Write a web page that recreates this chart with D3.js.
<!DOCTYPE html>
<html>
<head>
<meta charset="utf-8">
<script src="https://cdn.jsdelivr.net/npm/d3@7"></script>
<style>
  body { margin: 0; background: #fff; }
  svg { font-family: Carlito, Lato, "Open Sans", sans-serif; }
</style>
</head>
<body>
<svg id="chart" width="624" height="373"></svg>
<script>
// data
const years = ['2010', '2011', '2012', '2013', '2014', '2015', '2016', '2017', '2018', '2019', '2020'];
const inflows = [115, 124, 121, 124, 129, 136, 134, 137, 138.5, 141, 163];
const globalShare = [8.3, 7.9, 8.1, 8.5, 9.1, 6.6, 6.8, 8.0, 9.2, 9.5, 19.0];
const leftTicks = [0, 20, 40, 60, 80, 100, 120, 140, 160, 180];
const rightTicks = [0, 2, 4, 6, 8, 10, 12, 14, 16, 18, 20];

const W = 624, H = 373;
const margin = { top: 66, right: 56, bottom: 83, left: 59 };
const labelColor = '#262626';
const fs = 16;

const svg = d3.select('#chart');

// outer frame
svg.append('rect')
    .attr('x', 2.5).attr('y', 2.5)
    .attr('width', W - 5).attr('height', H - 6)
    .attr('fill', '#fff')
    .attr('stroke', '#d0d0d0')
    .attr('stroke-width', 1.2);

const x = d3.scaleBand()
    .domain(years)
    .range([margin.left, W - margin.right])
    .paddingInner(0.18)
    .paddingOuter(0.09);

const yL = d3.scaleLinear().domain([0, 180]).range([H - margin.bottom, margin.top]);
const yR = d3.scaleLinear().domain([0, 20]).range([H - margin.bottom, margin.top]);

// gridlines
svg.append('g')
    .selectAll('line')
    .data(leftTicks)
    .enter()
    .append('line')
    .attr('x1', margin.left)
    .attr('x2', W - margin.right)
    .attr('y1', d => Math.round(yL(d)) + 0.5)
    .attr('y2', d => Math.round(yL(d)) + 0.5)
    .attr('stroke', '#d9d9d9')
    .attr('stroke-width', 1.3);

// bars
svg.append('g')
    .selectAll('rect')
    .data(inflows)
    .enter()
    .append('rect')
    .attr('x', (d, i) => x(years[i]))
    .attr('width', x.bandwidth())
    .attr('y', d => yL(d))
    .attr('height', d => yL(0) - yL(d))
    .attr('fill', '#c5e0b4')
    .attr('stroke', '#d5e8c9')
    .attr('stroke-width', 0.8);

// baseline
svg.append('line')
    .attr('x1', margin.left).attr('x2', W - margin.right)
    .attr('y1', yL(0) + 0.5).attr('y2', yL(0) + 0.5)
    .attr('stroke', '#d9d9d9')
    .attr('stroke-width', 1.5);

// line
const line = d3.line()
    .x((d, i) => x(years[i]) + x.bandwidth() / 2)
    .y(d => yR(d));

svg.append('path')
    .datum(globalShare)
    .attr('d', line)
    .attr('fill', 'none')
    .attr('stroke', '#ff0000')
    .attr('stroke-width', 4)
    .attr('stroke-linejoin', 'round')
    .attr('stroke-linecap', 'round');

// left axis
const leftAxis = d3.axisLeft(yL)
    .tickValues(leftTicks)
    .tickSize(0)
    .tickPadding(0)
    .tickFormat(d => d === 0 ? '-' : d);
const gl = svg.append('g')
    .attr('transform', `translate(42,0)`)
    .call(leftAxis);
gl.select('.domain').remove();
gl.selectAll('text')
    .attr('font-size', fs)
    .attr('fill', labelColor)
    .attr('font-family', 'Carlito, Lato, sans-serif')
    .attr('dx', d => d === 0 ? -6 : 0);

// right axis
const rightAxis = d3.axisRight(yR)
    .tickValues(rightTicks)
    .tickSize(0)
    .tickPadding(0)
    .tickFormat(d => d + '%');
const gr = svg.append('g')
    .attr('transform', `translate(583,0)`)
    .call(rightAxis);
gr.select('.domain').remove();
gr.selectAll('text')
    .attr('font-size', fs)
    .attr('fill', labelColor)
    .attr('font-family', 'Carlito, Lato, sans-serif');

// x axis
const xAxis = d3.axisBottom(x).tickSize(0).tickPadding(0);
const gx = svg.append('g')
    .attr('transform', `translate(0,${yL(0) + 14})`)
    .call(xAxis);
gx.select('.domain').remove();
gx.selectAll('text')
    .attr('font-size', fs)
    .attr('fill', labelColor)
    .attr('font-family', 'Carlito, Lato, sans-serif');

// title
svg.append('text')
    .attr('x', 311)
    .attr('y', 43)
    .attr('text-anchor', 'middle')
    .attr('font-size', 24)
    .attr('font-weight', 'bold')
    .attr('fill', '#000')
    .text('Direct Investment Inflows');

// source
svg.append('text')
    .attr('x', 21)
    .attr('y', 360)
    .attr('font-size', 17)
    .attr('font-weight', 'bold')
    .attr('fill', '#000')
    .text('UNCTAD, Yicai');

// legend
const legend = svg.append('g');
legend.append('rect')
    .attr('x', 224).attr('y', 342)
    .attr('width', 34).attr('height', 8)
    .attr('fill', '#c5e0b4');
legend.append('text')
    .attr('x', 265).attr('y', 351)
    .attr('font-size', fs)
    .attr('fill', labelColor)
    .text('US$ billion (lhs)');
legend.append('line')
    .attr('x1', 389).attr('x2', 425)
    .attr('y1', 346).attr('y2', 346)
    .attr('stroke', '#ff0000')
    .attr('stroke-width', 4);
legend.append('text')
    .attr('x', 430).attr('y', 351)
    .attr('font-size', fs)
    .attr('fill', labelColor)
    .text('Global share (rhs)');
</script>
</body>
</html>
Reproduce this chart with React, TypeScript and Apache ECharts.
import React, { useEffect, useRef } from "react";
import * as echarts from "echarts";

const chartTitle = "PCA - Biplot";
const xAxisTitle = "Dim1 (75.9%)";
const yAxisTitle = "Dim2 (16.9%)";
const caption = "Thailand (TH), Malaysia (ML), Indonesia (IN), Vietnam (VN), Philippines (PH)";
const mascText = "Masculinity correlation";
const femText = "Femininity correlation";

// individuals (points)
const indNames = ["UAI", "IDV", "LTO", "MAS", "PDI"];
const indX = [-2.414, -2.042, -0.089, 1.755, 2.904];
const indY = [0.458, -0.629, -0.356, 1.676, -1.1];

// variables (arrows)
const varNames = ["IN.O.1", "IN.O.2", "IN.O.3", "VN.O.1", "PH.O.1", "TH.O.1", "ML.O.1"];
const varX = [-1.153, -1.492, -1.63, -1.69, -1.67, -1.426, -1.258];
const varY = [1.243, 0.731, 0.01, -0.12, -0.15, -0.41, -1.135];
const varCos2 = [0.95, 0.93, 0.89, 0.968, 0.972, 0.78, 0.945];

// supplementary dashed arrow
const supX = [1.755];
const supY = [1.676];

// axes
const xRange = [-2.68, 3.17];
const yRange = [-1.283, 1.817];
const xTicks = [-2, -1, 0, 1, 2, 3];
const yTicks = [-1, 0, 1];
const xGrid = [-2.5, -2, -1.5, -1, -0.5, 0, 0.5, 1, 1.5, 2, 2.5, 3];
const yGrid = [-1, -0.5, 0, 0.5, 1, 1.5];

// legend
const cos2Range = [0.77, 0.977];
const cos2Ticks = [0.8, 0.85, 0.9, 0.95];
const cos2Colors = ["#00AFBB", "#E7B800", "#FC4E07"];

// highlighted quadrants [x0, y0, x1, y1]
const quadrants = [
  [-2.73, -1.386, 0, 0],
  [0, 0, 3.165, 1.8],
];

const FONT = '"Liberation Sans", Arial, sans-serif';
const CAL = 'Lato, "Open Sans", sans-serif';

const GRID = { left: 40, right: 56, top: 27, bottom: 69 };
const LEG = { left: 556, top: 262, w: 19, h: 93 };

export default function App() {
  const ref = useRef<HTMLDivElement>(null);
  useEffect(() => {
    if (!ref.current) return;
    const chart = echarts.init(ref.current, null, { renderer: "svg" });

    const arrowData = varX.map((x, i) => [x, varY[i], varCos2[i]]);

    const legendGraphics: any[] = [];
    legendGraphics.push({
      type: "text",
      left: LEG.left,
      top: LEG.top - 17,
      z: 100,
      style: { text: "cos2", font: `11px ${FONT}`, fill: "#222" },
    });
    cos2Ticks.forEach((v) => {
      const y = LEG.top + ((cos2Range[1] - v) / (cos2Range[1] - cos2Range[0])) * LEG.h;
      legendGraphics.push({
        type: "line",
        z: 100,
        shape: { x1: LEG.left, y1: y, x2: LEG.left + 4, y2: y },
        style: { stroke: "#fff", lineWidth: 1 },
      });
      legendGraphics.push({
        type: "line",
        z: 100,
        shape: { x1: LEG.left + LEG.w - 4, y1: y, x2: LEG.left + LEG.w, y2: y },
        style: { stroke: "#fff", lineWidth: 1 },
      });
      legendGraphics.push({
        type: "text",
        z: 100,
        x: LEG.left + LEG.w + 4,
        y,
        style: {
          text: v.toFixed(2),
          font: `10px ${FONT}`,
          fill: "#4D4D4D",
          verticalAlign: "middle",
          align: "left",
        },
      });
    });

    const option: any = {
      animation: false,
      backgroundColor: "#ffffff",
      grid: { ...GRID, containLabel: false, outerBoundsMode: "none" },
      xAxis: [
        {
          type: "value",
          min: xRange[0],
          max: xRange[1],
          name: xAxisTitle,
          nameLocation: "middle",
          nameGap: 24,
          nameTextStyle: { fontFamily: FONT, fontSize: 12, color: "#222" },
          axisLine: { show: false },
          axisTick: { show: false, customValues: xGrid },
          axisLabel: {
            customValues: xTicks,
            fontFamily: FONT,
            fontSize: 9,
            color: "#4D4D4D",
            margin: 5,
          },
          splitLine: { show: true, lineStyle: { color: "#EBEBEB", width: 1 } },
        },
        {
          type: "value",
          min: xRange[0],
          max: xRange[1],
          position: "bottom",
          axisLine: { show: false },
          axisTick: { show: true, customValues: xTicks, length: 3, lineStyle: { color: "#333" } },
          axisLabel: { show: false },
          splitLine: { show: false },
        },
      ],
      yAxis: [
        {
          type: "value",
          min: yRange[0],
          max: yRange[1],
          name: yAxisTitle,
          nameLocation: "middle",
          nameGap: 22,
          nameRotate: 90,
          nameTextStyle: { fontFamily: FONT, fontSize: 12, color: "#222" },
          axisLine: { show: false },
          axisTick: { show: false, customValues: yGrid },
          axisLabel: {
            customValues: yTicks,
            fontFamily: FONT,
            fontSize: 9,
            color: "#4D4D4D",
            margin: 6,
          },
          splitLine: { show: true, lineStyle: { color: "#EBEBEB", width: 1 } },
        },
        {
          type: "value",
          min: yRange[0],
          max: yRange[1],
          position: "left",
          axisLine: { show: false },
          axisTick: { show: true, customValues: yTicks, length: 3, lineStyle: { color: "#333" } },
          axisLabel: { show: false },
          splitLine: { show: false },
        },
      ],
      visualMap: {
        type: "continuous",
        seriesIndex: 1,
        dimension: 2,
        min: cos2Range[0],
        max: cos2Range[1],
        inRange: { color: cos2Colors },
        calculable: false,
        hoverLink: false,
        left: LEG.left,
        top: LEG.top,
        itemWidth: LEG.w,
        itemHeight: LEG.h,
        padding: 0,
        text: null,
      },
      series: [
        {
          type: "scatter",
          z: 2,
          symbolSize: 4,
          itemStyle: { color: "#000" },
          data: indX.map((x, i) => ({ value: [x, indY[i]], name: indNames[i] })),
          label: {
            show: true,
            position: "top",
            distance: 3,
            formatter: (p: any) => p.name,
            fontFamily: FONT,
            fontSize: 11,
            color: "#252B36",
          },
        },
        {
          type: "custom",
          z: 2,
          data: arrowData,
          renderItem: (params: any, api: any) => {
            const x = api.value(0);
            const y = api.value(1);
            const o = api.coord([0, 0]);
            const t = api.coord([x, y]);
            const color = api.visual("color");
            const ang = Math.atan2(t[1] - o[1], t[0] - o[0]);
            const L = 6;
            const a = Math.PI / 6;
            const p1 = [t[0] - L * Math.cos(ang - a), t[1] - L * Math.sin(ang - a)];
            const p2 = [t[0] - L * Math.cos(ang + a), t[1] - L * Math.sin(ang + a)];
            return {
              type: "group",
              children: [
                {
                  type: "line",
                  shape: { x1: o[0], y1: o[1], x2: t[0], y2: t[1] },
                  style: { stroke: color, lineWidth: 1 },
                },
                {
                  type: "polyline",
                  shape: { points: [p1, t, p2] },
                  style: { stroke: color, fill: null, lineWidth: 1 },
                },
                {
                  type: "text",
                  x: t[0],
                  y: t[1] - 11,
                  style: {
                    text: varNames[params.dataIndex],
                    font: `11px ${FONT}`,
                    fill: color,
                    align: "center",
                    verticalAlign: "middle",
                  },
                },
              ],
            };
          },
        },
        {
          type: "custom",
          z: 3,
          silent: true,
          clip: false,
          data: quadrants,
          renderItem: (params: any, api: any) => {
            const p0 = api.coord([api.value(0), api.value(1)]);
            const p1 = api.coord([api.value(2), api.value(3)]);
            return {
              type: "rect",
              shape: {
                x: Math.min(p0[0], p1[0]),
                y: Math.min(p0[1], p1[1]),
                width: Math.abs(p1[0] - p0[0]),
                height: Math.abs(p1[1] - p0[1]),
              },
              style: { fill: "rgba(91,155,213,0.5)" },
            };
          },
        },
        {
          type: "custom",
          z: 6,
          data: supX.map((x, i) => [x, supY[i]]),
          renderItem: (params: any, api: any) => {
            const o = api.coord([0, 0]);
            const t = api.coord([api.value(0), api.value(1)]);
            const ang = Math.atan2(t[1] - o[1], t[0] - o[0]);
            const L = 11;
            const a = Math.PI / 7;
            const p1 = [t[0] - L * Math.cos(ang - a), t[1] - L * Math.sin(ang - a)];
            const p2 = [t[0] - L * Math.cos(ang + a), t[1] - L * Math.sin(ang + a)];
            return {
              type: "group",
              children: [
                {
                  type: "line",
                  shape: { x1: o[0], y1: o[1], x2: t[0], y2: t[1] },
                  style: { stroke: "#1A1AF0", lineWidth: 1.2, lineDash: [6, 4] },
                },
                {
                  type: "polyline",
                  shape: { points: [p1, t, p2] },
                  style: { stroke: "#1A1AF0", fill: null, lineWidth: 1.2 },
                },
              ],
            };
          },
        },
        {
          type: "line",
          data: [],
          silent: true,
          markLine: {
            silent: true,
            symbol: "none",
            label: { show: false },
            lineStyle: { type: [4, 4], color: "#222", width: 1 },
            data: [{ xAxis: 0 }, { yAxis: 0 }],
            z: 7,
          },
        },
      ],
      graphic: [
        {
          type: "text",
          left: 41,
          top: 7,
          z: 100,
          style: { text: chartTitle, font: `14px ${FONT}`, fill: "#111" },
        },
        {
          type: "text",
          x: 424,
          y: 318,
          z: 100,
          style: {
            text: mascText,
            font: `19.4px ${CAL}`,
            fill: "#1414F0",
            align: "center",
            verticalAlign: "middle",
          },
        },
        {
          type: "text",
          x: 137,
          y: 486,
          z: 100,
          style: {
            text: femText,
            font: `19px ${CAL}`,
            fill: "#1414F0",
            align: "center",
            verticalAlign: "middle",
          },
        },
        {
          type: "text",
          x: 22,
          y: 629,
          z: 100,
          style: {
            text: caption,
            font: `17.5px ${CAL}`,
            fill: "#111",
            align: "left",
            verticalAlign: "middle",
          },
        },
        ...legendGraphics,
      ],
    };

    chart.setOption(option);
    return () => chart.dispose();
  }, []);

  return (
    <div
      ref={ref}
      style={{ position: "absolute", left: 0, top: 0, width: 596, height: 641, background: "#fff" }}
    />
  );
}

··········

**Directions:**
Beginning with the line containing "Reproduce this chart" and ending with the line containing "import * as", extract those lines exactly from the listing above, and only those.

**Written reply:**
Reproduce this chart with React, TypeScript and Apache ECharts.
import React, { useEffect, useRef } from "react";
import * as echarts from "echarts";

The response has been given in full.